### Extracted material

##############################

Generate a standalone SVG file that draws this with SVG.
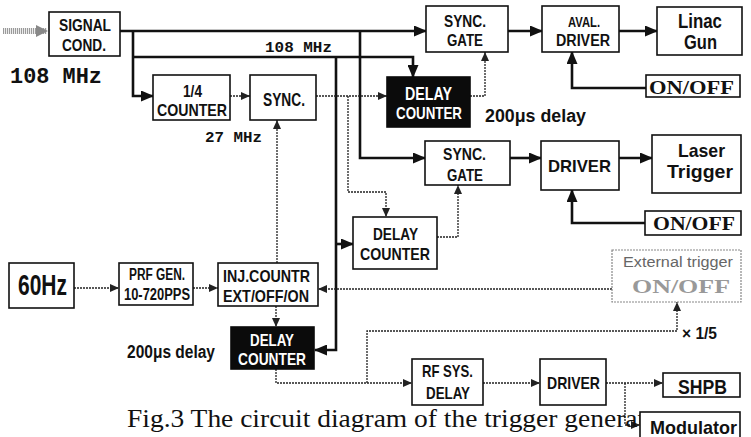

##############################

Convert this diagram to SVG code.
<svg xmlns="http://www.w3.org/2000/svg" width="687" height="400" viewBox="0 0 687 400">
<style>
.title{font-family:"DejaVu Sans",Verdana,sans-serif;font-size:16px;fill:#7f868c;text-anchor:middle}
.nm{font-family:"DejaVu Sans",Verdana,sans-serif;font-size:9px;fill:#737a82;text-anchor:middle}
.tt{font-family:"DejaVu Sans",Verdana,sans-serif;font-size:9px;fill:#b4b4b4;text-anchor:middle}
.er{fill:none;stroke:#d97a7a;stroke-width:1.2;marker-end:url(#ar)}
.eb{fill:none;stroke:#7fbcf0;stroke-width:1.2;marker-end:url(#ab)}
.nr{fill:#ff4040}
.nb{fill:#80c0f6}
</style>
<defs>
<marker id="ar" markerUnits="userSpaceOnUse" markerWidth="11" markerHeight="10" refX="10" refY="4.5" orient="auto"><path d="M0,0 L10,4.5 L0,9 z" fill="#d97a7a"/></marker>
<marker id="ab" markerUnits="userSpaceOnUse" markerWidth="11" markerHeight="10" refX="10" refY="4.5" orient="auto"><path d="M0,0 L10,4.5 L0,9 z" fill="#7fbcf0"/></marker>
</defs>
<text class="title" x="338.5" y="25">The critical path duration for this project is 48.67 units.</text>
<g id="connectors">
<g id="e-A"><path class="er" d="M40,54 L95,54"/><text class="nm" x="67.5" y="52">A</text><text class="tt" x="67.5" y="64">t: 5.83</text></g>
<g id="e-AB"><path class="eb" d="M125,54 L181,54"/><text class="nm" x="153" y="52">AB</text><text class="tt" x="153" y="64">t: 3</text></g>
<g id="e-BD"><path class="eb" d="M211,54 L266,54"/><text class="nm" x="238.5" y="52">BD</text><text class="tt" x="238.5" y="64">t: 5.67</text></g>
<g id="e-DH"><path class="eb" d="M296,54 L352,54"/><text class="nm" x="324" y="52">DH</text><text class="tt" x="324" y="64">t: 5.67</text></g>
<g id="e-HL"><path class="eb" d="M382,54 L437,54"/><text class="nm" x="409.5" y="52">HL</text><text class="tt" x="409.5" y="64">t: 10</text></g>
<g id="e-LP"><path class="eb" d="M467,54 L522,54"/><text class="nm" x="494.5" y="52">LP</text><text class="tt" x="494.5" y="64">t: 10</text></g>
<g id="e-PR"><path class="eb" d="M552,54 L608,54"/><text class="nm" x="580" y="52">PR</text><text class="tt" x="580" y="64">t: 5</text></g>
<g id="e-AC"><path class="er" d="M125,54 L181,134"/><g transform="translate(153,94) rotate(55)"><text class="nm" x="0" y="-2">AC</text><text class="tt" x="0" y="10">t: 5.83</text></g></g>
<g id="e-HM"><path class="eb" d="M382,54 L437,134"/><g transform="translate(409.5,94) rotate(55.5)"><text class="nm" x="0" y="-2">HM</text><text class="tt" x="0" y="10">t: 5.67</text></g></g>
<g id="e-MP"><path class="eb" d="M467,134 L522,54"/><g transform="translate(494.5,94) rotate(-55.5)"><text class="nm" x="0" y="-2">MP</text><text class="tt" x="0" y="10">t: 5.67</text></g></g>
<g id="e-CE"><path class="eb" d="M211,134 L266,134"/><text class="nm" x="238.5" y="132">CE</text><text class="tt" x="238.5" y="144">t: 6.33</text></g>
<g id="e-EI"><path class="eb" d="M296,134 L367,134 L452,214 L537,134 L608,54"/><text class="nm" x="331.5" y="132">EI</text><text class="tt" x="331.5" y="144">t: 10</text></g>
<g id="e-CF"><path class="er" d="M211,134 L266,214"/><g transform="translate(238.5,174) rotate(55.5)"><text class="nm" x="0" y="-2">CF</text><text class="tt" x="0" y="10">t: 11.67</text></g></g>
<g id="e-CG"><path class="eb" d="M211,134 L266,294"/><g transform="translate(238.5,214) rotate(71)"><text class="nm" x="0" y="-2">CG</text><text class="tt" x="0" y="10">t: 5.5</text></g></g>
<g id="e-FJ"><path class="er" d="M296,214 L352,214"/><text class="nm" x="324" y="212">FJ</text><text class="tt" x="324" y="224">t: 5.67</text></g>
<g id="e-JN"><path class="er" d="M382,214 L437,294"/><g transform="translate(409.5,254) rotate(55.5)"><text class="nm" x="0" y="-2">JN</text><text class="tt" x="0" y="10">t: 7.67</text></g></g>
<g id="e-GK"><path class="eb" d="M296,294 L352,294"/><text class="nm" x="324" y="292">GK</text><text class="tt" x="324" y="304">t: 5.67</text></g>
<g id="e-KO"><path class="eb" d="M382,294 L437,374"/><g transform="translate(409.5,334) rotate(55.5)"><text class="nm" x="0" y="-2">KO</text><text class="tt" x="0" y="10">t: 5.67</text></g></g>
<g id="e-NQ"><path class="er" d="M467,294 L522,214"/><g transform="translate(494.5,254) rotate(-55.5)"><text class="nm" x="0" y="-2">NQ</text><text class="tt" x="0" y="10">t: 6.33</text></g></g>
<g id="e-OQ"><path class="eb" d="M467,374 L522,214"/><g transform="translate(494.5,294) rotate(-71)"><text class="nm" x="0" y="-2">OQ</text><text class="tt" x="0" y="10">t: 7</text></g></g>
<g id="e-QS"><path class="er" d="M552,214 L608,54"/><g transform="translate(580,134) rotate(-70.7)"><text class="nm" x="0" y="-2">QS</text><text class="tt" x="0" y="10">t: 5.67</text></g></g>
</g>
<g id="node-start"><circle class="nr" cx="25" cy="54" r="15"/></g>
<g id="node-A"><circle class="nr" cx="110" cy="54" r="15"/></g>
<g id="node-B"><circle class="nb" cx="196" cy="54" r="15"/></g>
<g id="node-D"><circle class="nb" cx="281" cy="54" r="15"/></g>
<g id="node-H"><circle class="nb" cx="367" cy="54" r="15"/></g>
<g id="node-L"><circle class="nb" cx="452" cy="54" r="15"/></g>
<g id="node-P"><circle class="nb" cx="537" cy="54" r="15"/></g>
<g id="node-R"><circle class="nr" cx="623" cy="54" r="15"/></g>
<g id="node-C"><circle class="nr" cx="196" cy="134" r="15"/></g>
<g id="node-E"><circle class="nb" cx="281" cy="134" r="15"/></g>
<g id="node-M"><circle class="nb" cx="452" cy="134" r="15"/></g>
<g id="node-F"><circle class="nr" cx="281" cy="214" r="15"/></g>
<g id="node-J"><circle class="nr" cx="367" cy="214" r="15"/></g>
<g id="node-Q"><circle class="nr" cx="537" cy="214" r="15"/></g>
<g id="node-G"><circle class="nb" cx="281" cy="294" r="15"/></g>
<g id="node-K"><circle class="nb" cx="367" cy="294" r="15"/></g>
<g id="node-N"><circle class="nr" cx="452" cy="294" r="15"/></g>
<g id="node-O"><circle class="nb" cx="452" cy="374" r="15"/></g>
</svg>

##############################

### Problem
Collect the lines of the records that include the string "this".

### Full answer
Generate a standalone SVG file that draws this with SVG.
Convert this diagram to SVG code.
<text class="title" x="338.5" y="25">The critical path duration for this project is 48.67 units.</text>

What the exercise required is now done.